Foreign dreams Not many students are willing to brave the storm of recession and study abroad,
says Radha Prathi
The dearest dream of a good student of engineering who completed his undergraduate studies in the last four decades was to top his degree with a masters from abroad. The favoured choices were USA, UK and Australia, in that order.
This happened to be the unwritten law, though there were students who pursued other streams of education.
Even as the students were in the sixth semester of their studies they would gear up to make their passports, prepare for their GRE, GMAT and TOEFL, arrange for recommendation letters, and involve themselves in a hundred little details that would help them fly towards their destinations.
Every student who pursued his “foreign dream” worked hard for his coveted seat abroad. Many planned to settling down in the alien soil or at least procure a greencard.
The phenomena of hundreds and thousands of students proceeding westward continued from the days of snail mail to current e-mail age with almost clockwork precision. Several related agencies, tutorials and institutes cropped up. They took charge of academic requirements, admissions procedure, travel plans and bank loans among other things.
Everything has changed
Universities abroad have seen generations of Indians studying there and proceeding to work or conduct research in their soil.
This became the accepted norm in the lives of the students, parents and teachers until recession set in.

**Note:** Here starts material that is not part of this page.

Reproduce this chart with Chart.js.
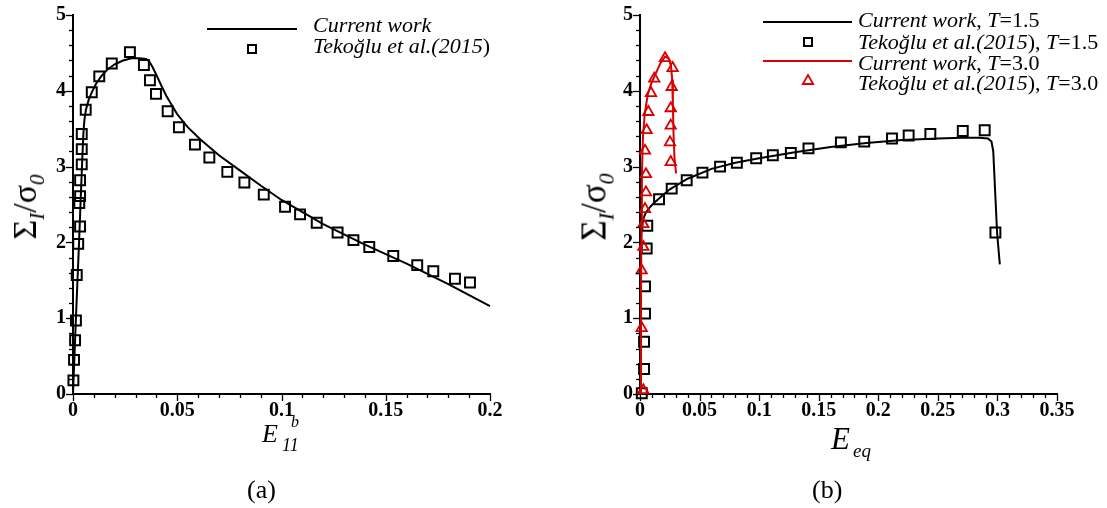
<!DOCTYPE html>
<html><head><meta charset="utf-8">
<script src="https://cdn.jsdelivr.net/npm/chart.js@4.4.1/dist/chart.umd.min.js"></script>
<style>
html,body{margin:0;padding:0;background:#fff;}
#wrap{position:relative;width:1107px;height:508px;overflow:hidden;font-family:'Liberation Serif','Times New Roman',serif;color:#000;}
canvas{position:absolute;top:0;}
.t{position:absolute;white-space:nowrap;line-height:1;}
.i{font-style:italic;}
.rot{position:absolute;white-space:nowrap;line-height:1;transform:translate(-50%,-50%) rotate(-90deg);}
.sym{position:absolute;}
</style></head>
<body>
<div id="wrap">
  <canvas id="cA" width="545" height="508" style="left:0;width:545px;height:508px"></canvas>
  <canvas id="cB" width="562" height="508" style="left:545px;width:562px;height:508px"></canvas>

  <!-- y titles -->
  <div class="rot" style="left:25px;top:207px;font-size:34px">Σ<span class="i" style="font-size:21px;position:relative;top:8px">I</span>/σ<span class="i" style="font-size:21px;position:relative;top:8px">0</span></div>
  <div class="rot" style="left:594px;top:207px;font-size:35px">Σ<span class="i" style="font-size:22px;position:relative;top:8px">I</span>/σ<span class="i" style="font-size:22px;position:relative;top:8px">0</span></div>

  <!-- x titles -->
  <div class="t i" style="left:262px;top:421px;font-size:26px">E</div>
  <div class="t i" style="left:282px;top:436px;font-size:18px">11</div>
  <div class="t i" style="left:291px;top:414px;font-size:16px">b</div>
  <div class="t" style="left:247px;top:477px;font-size:26px">(a)</div>

  <div class="t i" style="left:831px;top:423px;font-size:31px">E</div>
  <div class="t i" style="left:853px;top:441px;font-size:19px">eq</div>
  <div class="t" style="left:812px;top:477px;font-size:26px">(b)</div>

  <!-- legend A -->
  <div class="sym" style="left:207px;top:28px;width:90px;height:2px;background:#000"></div>
  <div class="sym" style="left:247px;top:44px;width:10px;height:10px;border:2px solid #000;box-sizing:border-box"></div>
  <div class="t i" style="left:313px;top:13.5px;font-size:22px">Current work</div>
  <div class="t" style="left:313px;top:34.5px;font-size:22px"><span class="i">Tekoğlu et al.(2015</span>)</div>

  <!-- legend B -->
  <div class="sym" style="left:763px;top:21px;width:89px;height:2px;background:#000"></div>
  <div class="sym" style="left:803px;top:37px;width:10px;height:10px;border:2px solid #000;box-sizing:border-box"></div>
  <div class="sym" style="left:763px;top:60px;width:89px;height:2px;background:#d90000"></div>
  <svg class="sym" style="left:801px;top:73px" width="14" height="14"><polygon points="7,2 12.2,11 1.8,11" fill="none" stroke="#d90000" stroke-width="1.8"/></svg>
  <div class="t" style="left:858px;top:8.5px;font-size:22px"><span class="i">Current work</span>, <span class="i">T</span>=1.5</div>
  <div class="t" style="left:858px;top:31px;font-size:22px"><span class="i">Tekoğlu et al.(2015</span>), <span class="i">T</span>=1.5</div>
  <div class="t" style="left:858px;top:51.5px;font-size:22px"><span class="i">Current work</span>, <span class="i">T</span>=3.0</div>
  <div class="t" style="left:858px;top:71.5px;font-size:22px"><span class="i">Tekoğlu et al.(2015</span>), <span class="i">T</span>=3.0</div>
</div>
<script>
// ---------- DATA ----------
// Panel (a): current work
const curA_x = [0, 0.0014, 0.0029, 0.0043, 0.0050, 0.0055, 0.0062, 0.0075, 0.0090, 0.0110, 0.0135, 0.0165, 0.0200, 0.0240, 0.0280, 0.0320, 0.0350, 0.0365, 0.0380, 0.0400, 0.0425, 0.0450, 0.0500, 0.0550, 0.0610, 0.0700, 0.0800, 0.0900, 0.1000, 0.1200, 0.1400, 0.1600, 0.1800, 0.2000];
const curA_y = [0, 1.0, 2.0, 3.0, 3.45, 3.62, 3.75, 3.88, 3.98, 4.09, 4.19, 4.28, 4.35, 4.40, 4.43, 4.43, 4.42, 4.39, 4.32, 4.21, 4.06, 3.92, 3.69, 3.52, 3.36, 3.15, 2.95, 2.75, 2.56, 2.24, 1.97, 1.72, 1.45, 1.16];
// Panel (a): Tekoglu et al. (2015)
const tekA_x = [0.0002, 0.0005, 0.0010, 0.0014, 0.0018, 0.0025, 0.0034, 0.0030, 0.0034, 0.0034, 0.0042, 0.0042, 0.0042, 0.0061, 0.0090, 0.0126, 0.0186, 0.0273, 0.0340, 0.0369, 0.0398, 0.0454, 0.0508, 0.0585, 0.0654, 0.0740, 0.0822, 0.0915, 0.1017, 0.1089, 0.1169, 0.1269, 0.1345, 0.1421, 0.1536, 0.1651, 0.1728, 0.1832, 0.1904];
const tekA_y = [0.18, 0.45, 0.71, 0.97, 1.57, 1.98, 2.21, 2.52, 2.61, 2.82, 3.03, 3.23, 3.43, 3.75, 3.98, 4.19, 4.36, 4.51, 4.34, 4.14, 3.96, 3.73, 3.52, 3.29, 3.12, 2.93, 2.79, 2.63, 2.47, 2.37, 2.26, 2.13, 2.03, 1.94, 1.82, 1.70, 1.62, 1.52, 1.47];
// Panel (b): current work, T=1.5
const cur15_x = [0, 0.0006, 0.0008, 0.0012, 0.0025, 0.0045, 0.0075, 0.0110, 0.0160, 0.0250, 0.0400, 0.0600, 0.0800, 0.1000, 0.1300, 0.1600, 0.1900, 0.2200, 0.2500, 0.2700, 0.2850, 0.2920, 0.2950, 0.2965, 0.2997, 0.3020];
const cur15_y = [0, 1.0, 1.8, 2.15, 2.30, 2.38, 2.45, 2.51, 2.58, 2.70, 2.84, 2.97, 3.05, 3.11, 3.19, 3.26, 3.31, 3.35, 3.37, 3.38, 3.38, 3.37, 3.33, 3.20, 2.13, 1.71];
// Panel (b): Tekoglu, T=1.5
const tek15_x = [0.0015, 0.0034, 0.0034, 0.0042, 0.0042, 0.0056, 0.0061, 0.0160, 0.0266, 0.0392, 0.0524, 0.0672, 0.0813, 0.0975, 0.1115, 0.1266, 0.1414, 0.1686, 0.1882, 0.2115, 0.2255, 0.2437, 0.2709, 0.2893, 0.2983];
const tek15_y = [0.01, 0.33, 0.69, 1.06, 1.42, 1.92, 2.22, 2.57, 2.71, 2.82, 2.92, 3.00, 3.05, 3.11, 3.15, 3.18, 3.24, 3.32, 3.33, 3.37, 3.41, 3.43, 3.47, 3.48, 2.13];
// Panel (b): current work, T=3.0
const cur30_x = [0, 0.0008, 0.0012, 0.0016, 0.0025, 0.0040, 0.0065, 0.0095, 0.0130, 0.0170, 0.0210, 0.0240, 0.0260, 0.0270, 0.0276, 0.0282, 0.0290, 0.0303];
const cur30_y = [0, 1.2, 2.2, 2.9, 3.4, 3.7, 3.95, 4.10, 4.22, 4.36, 4.45, 4.43, 4.33, 4.15, 3.80, 3.40, 3.10, 2.91];
// Panel (b): Tekoglu, T=3.0
const tek30_x = [0.0028, 0.0014, 0.0014, 0.0028, 0.0028, 0.0042, 0.0050, 0.0050, 0.0042, 0.0056, 0.0070, 0.0092, 0.0120, 0.0210, 0.0274, 0.0266, 0.0258, 0.0258, 0.0252, 0.0258];
const tek30_y = [0.05, 0.87, 1.63, 1.94, 2.24, 2.44, 2.66, 2.90, 3.21, 3.48, 3.72, 3.97, 4.16, 4.43, 4.30, 4.05, 3.77, 3.54, 3.32, 3.06];
// Tick labels
const yTicks = [0, 1, 2, 3, 4, 5];
const xTicksA = [0, 0.05, 0.1, 0.15, 0.2];
const xTicksB = [0, 0.05, 0.1, 0.15, 0.2, 0.25, 0.3, 0.35];

// ---------- helpers ----------
const pts = (xs, ys) => xs.map((x, i) => ({x, y: ys[i]}));
const RED = '#d90000';

const minorTicks = {
  id: 'minorTicks',
  afterDraw(chart, args, o) {
    const ctx = chart.ctx, xs = chart.scales.x, ys = chart.scales.y;
    ctx.save();
    ctx.strokeStyle = '#000';
    ctx.lineWidth = 1.3;
    const nx = Math.round((xs.max - xs.min) / o.xStep);
    for (let i = 0; i <= nx; i++) {
      const px = Math.round(xs.getPixelForValue(xs.min + i * o.xStep)) + 0.5;
      const len = (i % o.every === 0) ? o.major : o.minor;
      ctx.beginPath(); ctx.moveTo(px, ys.bottom); ctx.lineTo(px, ys.bottom + len); ctx.stroke();
    }
    const ny = Math.round((ys.max - ys.min) / o.yStep);
    for (let i = 0; i <= ny; i++) {
      const py = Math.round(ys.getPixelForValue(ys.min + i * o.yStep)) + 0.5;
      const len = (i % o.every === 0) ? o.major : o.minor;
      ctx.beginPath(); ctx.moveTo(xs.left, py); ctx.lineTo(xs.left - len, py); ctx.stroke();
    }
    ctx.restore();
  }
};

const tickFont = {family: "'Liberation Serif', 'Times New Roman', serif", weight: 'bold', size: 20};
const fmt = v => String(+Number(v).toFixed(2));

function makeChart(id, datasets, xMax, xTicks, yW, padR) {
  return new Chart(document.getElementById(id), {
    type: 'scatter',
    data: {datasets},
    plugins: [minorTicks],
    options: {
      responsive: false, animation: false, devicePixelRatio: 1,
      layout: {padding: {top: 15, right: padR, left: 0, bottom: 0}},
      plugins: {
        legend: {display: false}, tooltip: {enabled: false},
        minorTicks: {xStep: 0.01, yStep: 0.2, every: 5, major: 7, minor: 4}
      },
      scales: {
        x: {
          type: 'linear', min: 0, max: xMax,
          afterBuildTicks: s => { s.ticks = xTicks.map(v => ({value: v})); },
          afterFit: s => { s.height = 114; },
          grid: {drawOnChartArea: false, drawTicks: true, tickLength: 5, color: 'rgba(0,0,0,0)'},
          border: {display: true, color: '#000', width: 2},
          ticks: {font: tickFont, color: '#000', padding: 0, maxRotation: 0, autoSkip: false, callback: v => fmt(v)}
        },
        y: {
          type: 'linear', min: 0, max: 5,
          afterBuildTicks: s => { s.ticks = yTicks.map(v => ({value: v})); },
          afterFit: s => { s.width = yW; },
          grid: {drawOnChartArea: false, drawTicks: true, tickLength: 7, color: 'rgba(0,0,0,0)'},
          border: {display: true, color: '#000', width: 2},
          ticks: {font: tickFont, color: '#000', padding: 0, autoSkip: false, callback: v => fmt(v)}
        }
      }
    }
  });
}

const lineDs = (xs, ys, color) => ({data: pts(xs, ys), showLine: true, borderColor: color, borderWidth: 2, pointRadius: 0, tension: 0, clip: false});
const sqDs = (xs, ys) => ({data: pts(xs, ys), showLine: false, pointStyle: 'rect', pointRadius: 7, borderColor: '#000', backgroundColor: 'rgba(0,0,0,0)', borderWidth: 2, clip: false});
const triDs = (xs, ys) => ({data: pts(xs, ys), showLine: false, pointStyle: 'triangle', pointRadius: 6, borderColor: RED, backgroundColor: 'rgba(0,0,0,0)', borderWidth: 1.8, clip: false});

makeChart('cA', [
  sqDs(tekA_x, tekA_y),
  lineDs(curA_x, curA_y, '#000')
], 0.2, xTicksA, 73, 55);

makeChart('cB', [
  triDs(tek30_x, tek30_y),
  lineDs(cur30_x, cur30_y, RED),
  sqDs(tek15_x, tek15_y),
  lineDs(cur15_x, cur15_y, '#000')
], 0.35, xTicksB, 95, 50);
</script>
</body></html>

Now everyone is thinking twice. They are wondering about the monetary feasibility of taking a course abroad. Jayalakshmi, a working parent from the middle class bracket said that she is willing to avail loans and send her son abroad provided somebody assures her that he will be able to earn the money back.
Umanath, a diligent engineering student who has completed the preliminary requisitions, is toying with the idea of taking research at IISc instead of flying abroad. Arpitha, another engineer, is seeking internships in high profile firms and is even considering marriage as an alternative option to continue her studies abroad, despite having scored well in her GRE.
Institutions like Kaplan, Princeton, Times and Visu are finding that their workload has been considerably lightened as a direct impact of the contemporary economic trend.
Colleges, which used to keep their office staff on their toes, help potential candidates to procure their certificates, mark sheets and recommendation letters, are finding the going easier. Suddenly there has been a noticeable drop in the number of visa applications despite procuring the coveted I- 20.
There is a noticeable drop in the numbers and the regular pattern but this is only one side of the story. Araddhana, the director of Princeton review feels that students with the zeal and the ambition of going abroad are still pursuing their dreams without any dip in their enthusiasm. She maintains that when quality is maintained the rest will follow.
Three major locations covering India as a study abroad destination are Bangalore, Chennai and Hyderabad. A close observation reveals that the trends in south India are mainly for students opting for higher graduate studies with a stronger inclination towards MS and PhD degrees. They are doing as well as ever.
Also, as a natural next step, several IT employees with engineering background are opting for further studies given the recession not offering good job prospects at this point in time.
Earlier mostly meritorious students made their way to various universities abroad. Students with mediocre academic records barely stood a chance because merit mattered. Of late many students with average calibre are finding foreign doors opening to them. They find the recession to be a boon in disguise.
Savitha, a good student, who lost her mother two years, was able to score only an aggregate of 67% in her BE. Nevertheless she decided to pursue her studies abroad and gained admission into a fairly good university recently. Prabhakar who has worked with an IT company for four years has decided to do his MBA from abroad and is busy getting ready to translate his academic dream into reality.
There are yet another genre of students with a sharp mind and a wealthy background, who may have not fared well academically. Recession is proving to be favourable to them for it bestows upon them another chance repair their educational profile.
As they say, one man’s food is another man’s poison.